→ GIVEN PROBLEM
Reproduce nothing but the lines from the start of the material through the line that includes "88000, 89000, 90000];", both ends included, and omit every picture.

→ DATA LINES
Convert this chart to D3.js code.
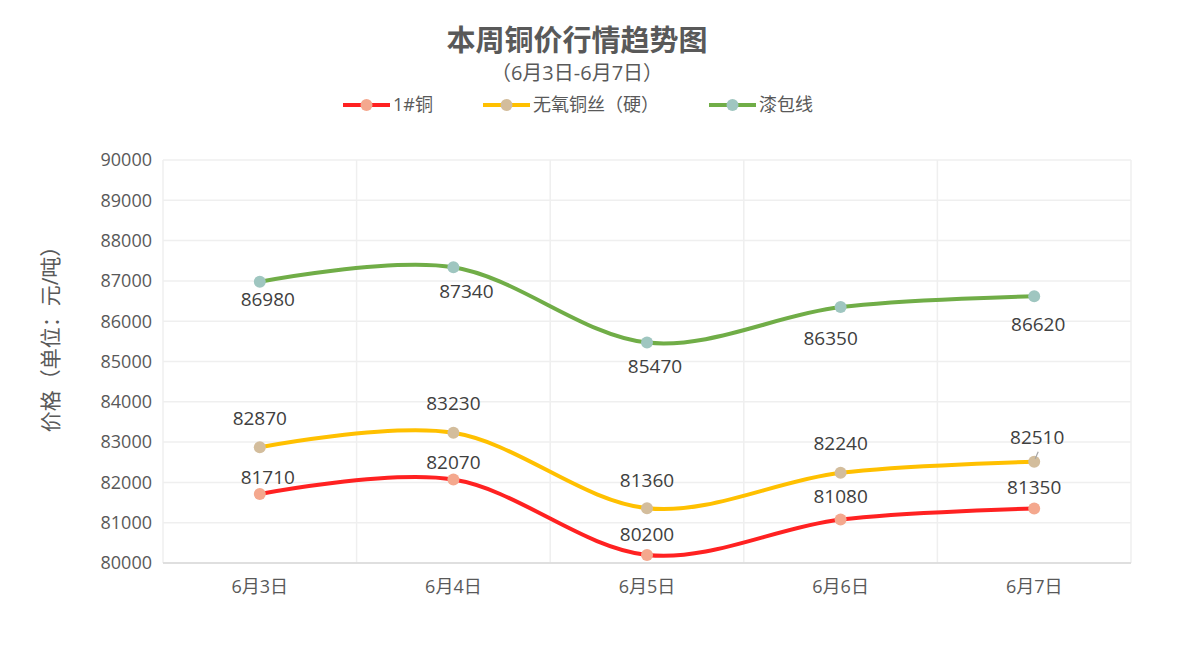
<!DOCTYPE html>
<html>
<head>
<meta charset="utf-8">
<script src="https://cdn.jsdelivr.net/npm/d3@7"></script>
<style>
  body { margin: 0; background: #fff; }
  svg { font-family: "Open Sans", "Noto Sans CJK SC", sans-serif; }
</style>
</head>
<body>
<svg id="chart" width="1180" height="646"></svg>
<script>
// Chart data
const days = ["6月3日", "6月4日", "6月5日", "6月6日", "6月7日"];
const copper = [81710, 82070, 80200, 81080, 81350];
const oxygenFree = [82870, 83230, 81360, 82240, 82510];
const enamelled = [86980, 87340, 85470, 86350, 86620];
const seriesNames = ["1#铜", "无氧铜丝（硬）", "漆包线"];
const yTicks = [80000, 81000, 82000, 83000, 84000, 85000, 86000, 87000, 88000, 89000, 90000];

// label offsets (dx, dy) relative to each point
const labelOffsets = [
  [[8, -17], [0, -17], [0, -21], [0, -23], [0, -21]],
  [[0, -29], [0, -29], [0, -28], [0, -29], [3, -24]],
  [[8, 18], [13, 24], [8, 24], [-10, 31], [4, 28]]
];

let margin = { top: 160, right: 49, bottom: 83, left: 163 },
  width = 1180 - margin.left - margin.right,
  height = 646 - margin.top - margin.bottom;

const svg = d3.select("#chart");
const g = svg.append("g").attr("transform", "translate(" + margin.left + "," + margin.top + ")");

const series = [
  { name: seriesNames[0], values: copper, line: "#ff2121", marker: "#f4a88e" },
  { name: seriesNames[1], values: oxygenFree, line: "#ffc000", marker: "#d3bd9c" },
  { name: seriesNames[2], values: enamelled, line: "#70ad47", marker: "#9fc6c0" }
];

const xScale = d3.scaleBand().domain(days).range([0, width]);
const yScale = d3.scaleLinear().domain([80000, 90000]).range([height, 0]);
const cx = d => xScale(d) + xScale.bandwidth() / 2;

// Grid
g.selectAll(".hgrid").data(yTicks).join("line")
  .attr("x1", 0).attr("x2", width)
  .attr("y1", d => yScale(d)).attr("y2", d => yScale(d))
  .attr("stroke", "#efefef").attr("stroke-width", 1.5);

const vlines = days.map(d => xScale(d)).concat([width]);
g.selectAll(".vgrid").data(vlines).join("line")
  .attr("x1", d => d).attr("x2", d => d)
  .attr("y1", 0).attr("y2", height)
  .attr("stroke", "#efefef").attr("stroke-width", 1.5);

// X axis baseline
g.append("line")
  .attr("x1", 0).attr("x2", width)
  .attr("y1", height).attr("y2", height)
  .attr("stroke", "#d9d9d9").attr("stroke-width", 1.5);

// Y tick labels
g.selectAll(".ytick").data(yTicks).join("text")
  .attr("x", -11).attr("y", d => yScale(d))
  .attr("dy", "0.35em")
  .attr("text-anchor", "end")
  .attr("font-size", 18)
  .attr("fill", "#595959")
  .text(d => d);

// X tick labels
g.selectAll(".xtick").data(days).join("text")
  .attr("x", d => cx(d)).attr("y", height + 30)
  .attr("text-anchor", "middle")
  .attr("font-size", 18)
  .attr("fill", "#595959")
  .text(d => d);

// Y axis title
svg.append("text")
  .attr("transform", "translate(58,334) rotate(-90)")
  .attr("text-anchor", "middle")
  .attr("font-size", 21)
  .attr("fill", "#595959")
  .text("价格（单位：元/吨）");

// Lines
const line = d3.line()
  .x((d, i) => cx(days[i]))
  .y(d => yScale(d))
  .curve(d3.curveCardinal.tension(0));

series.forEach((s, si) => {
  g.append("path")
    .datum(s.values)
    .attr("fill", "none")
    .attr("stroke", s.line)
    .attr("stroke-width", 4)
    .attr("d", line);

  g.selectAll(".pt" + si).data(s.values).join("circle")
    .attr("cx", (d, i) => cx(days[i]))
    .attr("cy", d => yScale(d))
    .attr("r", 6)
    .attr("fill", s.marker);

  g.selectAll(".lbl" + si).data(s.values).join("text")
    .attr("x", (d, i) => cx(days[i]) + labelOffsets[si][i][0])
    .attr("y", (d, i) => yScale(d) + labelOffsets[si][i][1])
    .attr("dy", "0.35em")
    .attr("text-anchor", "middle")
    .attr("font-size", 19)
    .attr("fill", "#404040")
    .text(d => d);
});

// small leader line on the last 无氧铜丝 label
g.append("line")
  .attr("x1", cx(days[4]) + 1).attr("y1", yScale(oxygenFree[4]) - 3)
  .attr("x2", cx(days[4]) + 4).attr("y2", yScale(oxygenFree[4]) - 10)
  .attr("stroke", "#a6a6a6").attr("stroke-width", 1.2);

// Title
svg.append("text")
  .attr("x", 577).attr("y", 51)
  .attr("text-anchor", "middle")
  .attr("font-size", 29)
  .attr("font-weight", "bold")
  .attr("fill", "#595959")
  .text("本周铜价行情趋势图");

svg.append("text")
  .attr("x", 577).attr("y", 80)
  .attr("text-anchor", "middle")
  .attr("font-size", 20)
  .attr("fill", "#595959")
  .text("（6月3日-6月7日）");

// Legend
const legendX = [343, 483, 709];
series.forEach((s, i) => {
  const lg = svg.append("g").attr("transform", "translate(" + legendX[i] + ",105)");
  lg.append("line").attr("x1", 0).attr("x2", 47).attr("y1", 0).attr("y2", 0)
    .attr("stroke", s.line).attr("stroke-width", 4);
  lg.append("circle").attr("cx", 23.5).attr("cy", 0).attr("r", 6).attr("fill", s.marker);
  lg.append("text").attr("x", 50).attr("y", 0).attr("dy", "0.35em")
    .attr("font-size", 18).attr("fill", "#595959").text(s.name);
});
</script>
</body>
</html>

→ PROBLEM SOLUTION
Convert this chart to D3.js code.
<!DOCTYPE html>
<html>
<head>
<meta charset="utf-8">
<script src="https://cdn.jsdelivr.net/npm/d3@7"></script>
<style>
  body { margin: 0; background: #fff; }
  svg { font-family: "Open Sans", "Noto Sans CJK SC", sans-serif; }
</style>
</head>
<body>
<svg id="chart" width="1180" height="646"></svg>
<script>
// Chart data
const days = ["6月3日", "6月4日", "6月5日", "6月6日", "6月7日"];
const copper = [81710, 82070, 80200, 81080, 81350];
const oxygenFree = [82870, 83230, 81360, 82240, 82510];
const enamelled = [86980, 87340, 85470, 86350, 86620];
const seriesNames = ["1#铜", "无氧铜丝（硬）", "漆包线"];
const yTicks = [80000, 81000, 82000, 83000, 84000, 85000, 86000, 87000, 88000, 89000, 90000];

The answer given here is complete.